The performances are exceptional, especially Jacir Eid Al-Hwietat, as the adventurous, and eager-to-grow-up-too-fast title character. Special mention to Hassan Mutlag Al-Maraiyeh, as the “Stranger,” who reminded me of Rod Steiger in Sergio Leone’s epic, “Giu La Testa” – a man’s man with a heart of gold…well, looking for gold, anyway.

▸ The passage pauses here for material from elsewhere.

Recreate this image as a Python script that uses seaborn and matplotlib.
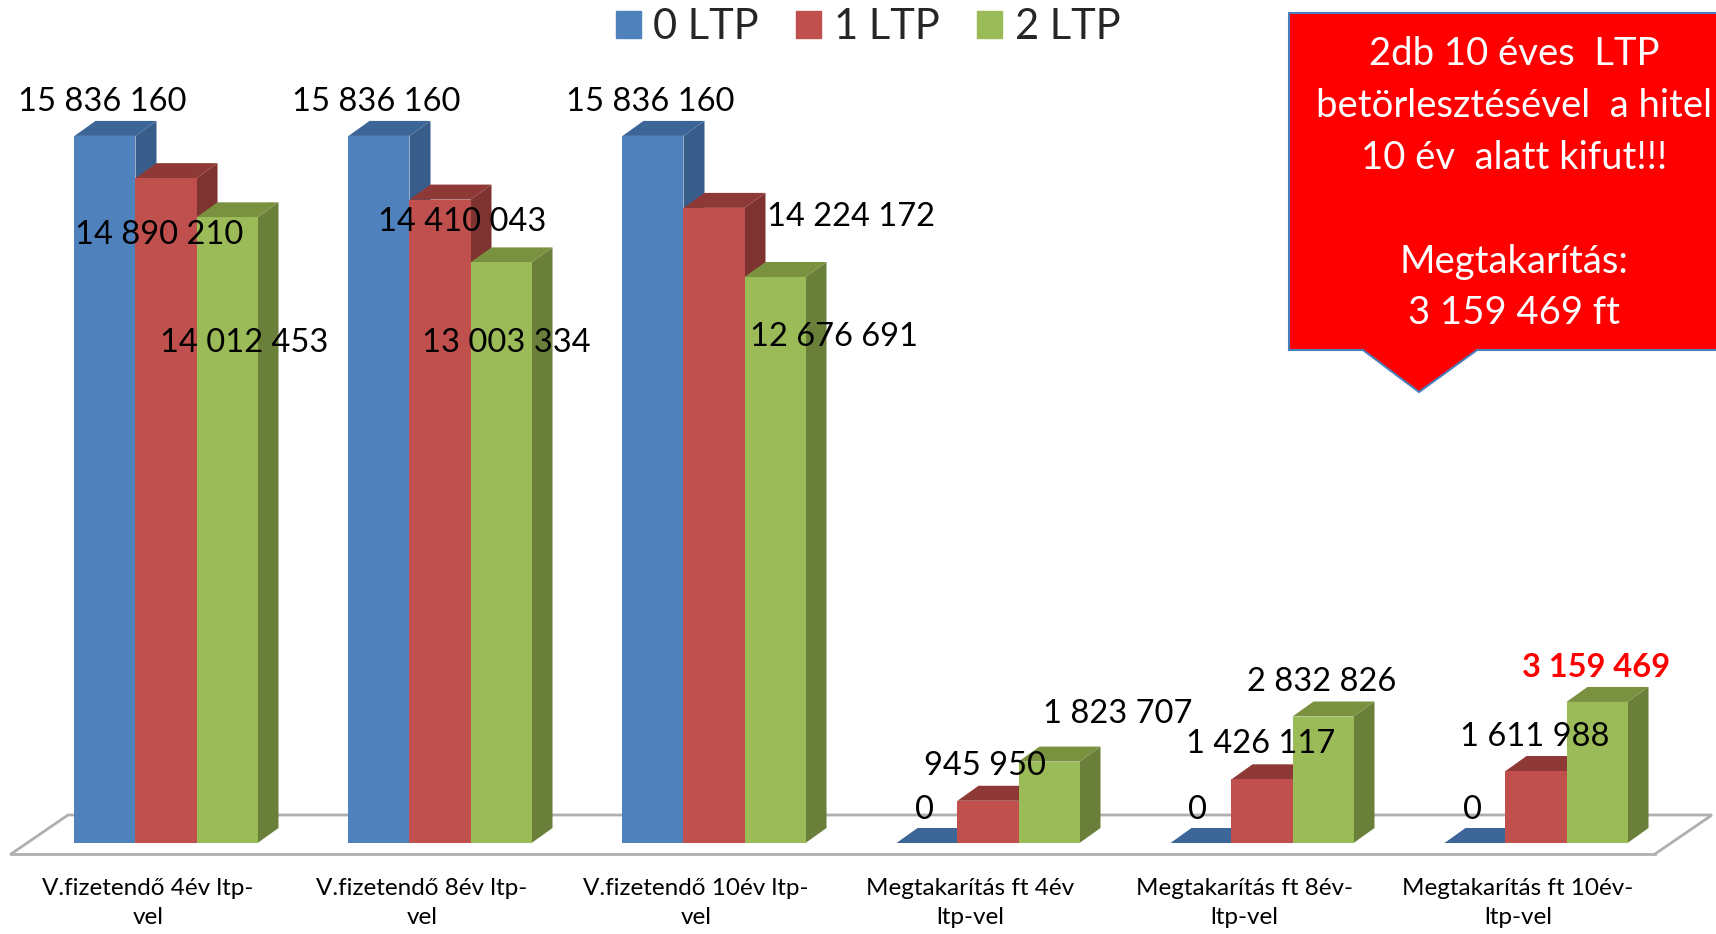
import matplotlib
matplotlib.use("Agg")
import matplotlib.pyplot as plt
import seaborn as sns
import pandas as pd
from matplotlib.patches import Polygon, Patch

# --- data ---
categories = [
    "V.fizetendő 4év ltp-\nvel",
    "V.fizetendő 8év ltp-\nvel",
    "V.fizetendő 10év ltp-\nvel",
    "Megtakarítás ft 4év\nltp-vel",
    "Megtakarítás ft 8év-\nltp-vel",
    "Megtakarítás ft 10év-\nltp-vel",
]
series = ["0 LTP", "1 LTP", "2 LTP"]
ltp0 = [15836160, 15836160, 15836160, 0, 0, 0]
ltp1 = [14890210, 14410043, 14224172, 945950, 1426117, 1611988]
ltp2 = [14012453, 13003334, 12676691, 1823707, 2832826, 3159469]

front_colors = ["#4F81BD", "#C0504D", "#9BBB59"]
top_colors = ["#3C6698", "#8F3936", "#7A9140"]
side_colors = ["#385D8A", "#7F3331", "#6A803A"]

# label nudges in pixels (right, down) from each bar's top centre, as Excel placed them
label_nudge = [
    [(-3, -34), (-7, 57), (17, 126)],
    [(-3, -34), (22, 22), (5, 81)],
    [(-3, -34), (137, 9), (59, 60)],
    [(-2, -33), (-3, -35), (69, -48)],
    [(-3, -33), (-1, -35), (-1, -35)],
    [(-2, -33), (-1, -34), (-1, -34)],
]

# --- layout (pixels) ---
W, H = 1716, 934
AX_L, AX_R, AX_TOP, AX_BOT = 11, 1655, 60, 854
ZERO_PX = 843
PX_PER_VAL = 44.65 / 1e6
X_PX = (AX_R - AX_L) / 6
DEPTH = (21, 15)
FLOOR_DEPTH = (57, 39)

sns.set_style("white")
plt.rcParams["font.family"] = ["Lato", "DejaVu Sans"]

fig = plt.figure(figsize=(W / 100, H / 100), dpi=100)
ax = fig.add_axes([AX_L / W, (H - AX_BOT) / H, (AX_R - AX_L) / W, (AX_BOT - AX_TOP) / H])
ax.patch.set_alpha(0)

df = pd.DataFrame({
    "cat": categories * 3,
    "series": [s for s in series for _ in categories],
    "value": ltp0 + ltp1 + ltp2,
})
sns.barplot(data=df, x="cat", y="value", hue="series", order=categories,
            hue_order=series, palette=front_colors, width=0.668, saturation=1,
            linewidth=0, legend=False, errorbar=None, ax=ax)

ax.set_xlim(-0.5, 5.5)
ax.set_ylim(-(AX_BOT - ZERO_PX) / PX_PER_VAL, (ZERO_PX - AX_TOP) / PX_PER_VAL)


def px_x(p):
    return p / X_PX


def px_y(p):
    return p / PX_PER_VAL


shift = px_x(18)
dx, dy = px_x(DEPTH[0]), px_y(DEPTH[1])

bars = sorted(ax.patches, key=lambda p: p.get_x())
groups = {}
for p in bars:
    p.set_x(p.get_x() + shift)
    p.set_zorder(3)
    c = int(round(p.get_x() + p.get_width() / 2 - shift))
    groups.setdefault(c, []).append(p)

for c in sorted(groups):
    for k, p in enumerate(sorted(groups[c], key=lambda b: b.get_x())):
        x0, x1, h = p.get_x(), p.get_x() + p.get_width(), p.get_height()
        ax.add_patch(Polygon([(x1, 0), (x1 + dx, dy), (x1 + dx, h + dy), (x1, h)],
                             closed=True, fc=side_colors[k], ec="none", zorder=2))
        ax.add_patch(Polygon([(x0, h), (x1, h), (x1 + dx, h + dy), (x0 + dx, h + dy)],
                             closed=True, fc=top_colors[k], ec="none", zorder=2))
        txt = f"{int(round(h)):,}".replace(",", " ")
        nx, ny = label_nudge[c][k]
        special = (c == len(categories) - 1 and k == 2)
        ax.annotate(txt, xy=((x0 + x1) / 2, h), xytext=(nx, -ny),
                    textcoords="offset pixels", ha="center", va="center",
                    fontsize=23.5, color="#FF0000" if special else "black",
                    fontweight="bold" if special else "normal", zorder=5)

# floor outline
y0 = ax.get_ylim()[0]
fdx, fdy = px_x(FLOOR_DEPTH[0]), px_y(FLOOR_DEPTH[1])
floor_x = [-0.5, -0.5 + fdx, 5.5 + fdx, 5.5]
floor_y = [y0, y0 + fdy, y0 + fdy, y0]
ax.plot(floor_x, floor_y, color="#AFAFAF", lw=2, zorder=1, clip_on=False,
        solid_joinstyle="miter")

for s in ["left", "top", "right"]:
    ax.spines[s].set_visible(False)
ax.spines["bottom"].set_color("#AFAFAF")
ax.spines["bottom"].set_linewidth(2)
ax.set_yticks([])
ax.set_xlabel("")
ax.set_ylabel("")
ax.set_xticks(range(len(categories)))
ax.set_xticklabels(categories, fontsize=17.5, linespacing=1.5)
ax.set_xticks([i - 0.5 for i in range(len(categories) + 1)], minor=True)
ax.tick_params(axis="x", which="major", length=0, pad=17, colors="black")
ax.tick_params(axis="x", which="minor", length=8, width=1.5, color="#AFAFAF",
               direction="out")

# legend
handles = [Patch(color=c, label=s) for c, s in zip(front_colors, series)]
fig.legend(handles=handles, loc="upper center", bbox_to_anchor=(868 / W, 1 - 8 / H),
           ncol=3, frameon=False, fontsize=30, handlelength=0.6, handleheight=0.6,
           handletextpad=0.3, columnspacing=0.9, borderaxespad=0, borderpad=0)

# callout box
box = [(1289, 13), (1725, 13), (1725, 350), (1477, 350), (1419, 392), (1363, 350), (1289, 350)]
fig.add_artist(Polygon([(x / W, 1 - y / H) for x, y in box], closed=True,
                       transform=fig.transFigure, fc="#FF0000", ec="#4A7EBB",
                       lw=1.5, zorder=10))
saving = f"{ltp2[-1]:,}".replace(",", " ")
lines = ["2db 10 éves  LTP", "betörlesztésével  a hitel", "10 év  alatt kifut!!!",
         "Megtakarítás:", f"{saving} ft"]
line_y = [54, 106, 158, 262, 313]
for t, yy in zip(lines, line_y):
    fig.text(1514 / W, 1 - yy / H, t, ha="center", va="center", fontsize=27.5,
             color="white", zorder=11)

fig.savefig("out.png", dpi=100)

Now that I write that, the entire film feels like a Leone film, in that it’s a story about one or two people of no consequence, stuck in very uncertain and political times, who, in spite of their lack of concern for the wider world, play a role in it. However, the third act of all Leone’s films are always of great import…and astonishing. “Theeb’s” third act, on the other hand, is thin…very thin…and seems like a means to wrap things up, instead of something we organically hurdle toward. And in this world, and in these circumstances…it should have hurdled!
Instead, it shrugs.
Don’t get me wrong. It’s good…and often VERY good. The second act is filled with tension, and you care deeply about this boy. But, this has been tapped as one of the five best foreign language films of the year…and I can think of at least three films that were not nominated, which easily bested it, including “The Club” (Chile), “The Fencer”(Finland) and “1944” (Estonia)…and possibly three more in “The Assassin” (Taiwan), “Labyrinth of Lies”(Germany) and “Brand New Testament” (Belgium).
When it comes to a streaming service near you…you should definitely seek it out. It’s worth it. And…y’know…tell me why I’m wrong. I could probably be persuaded.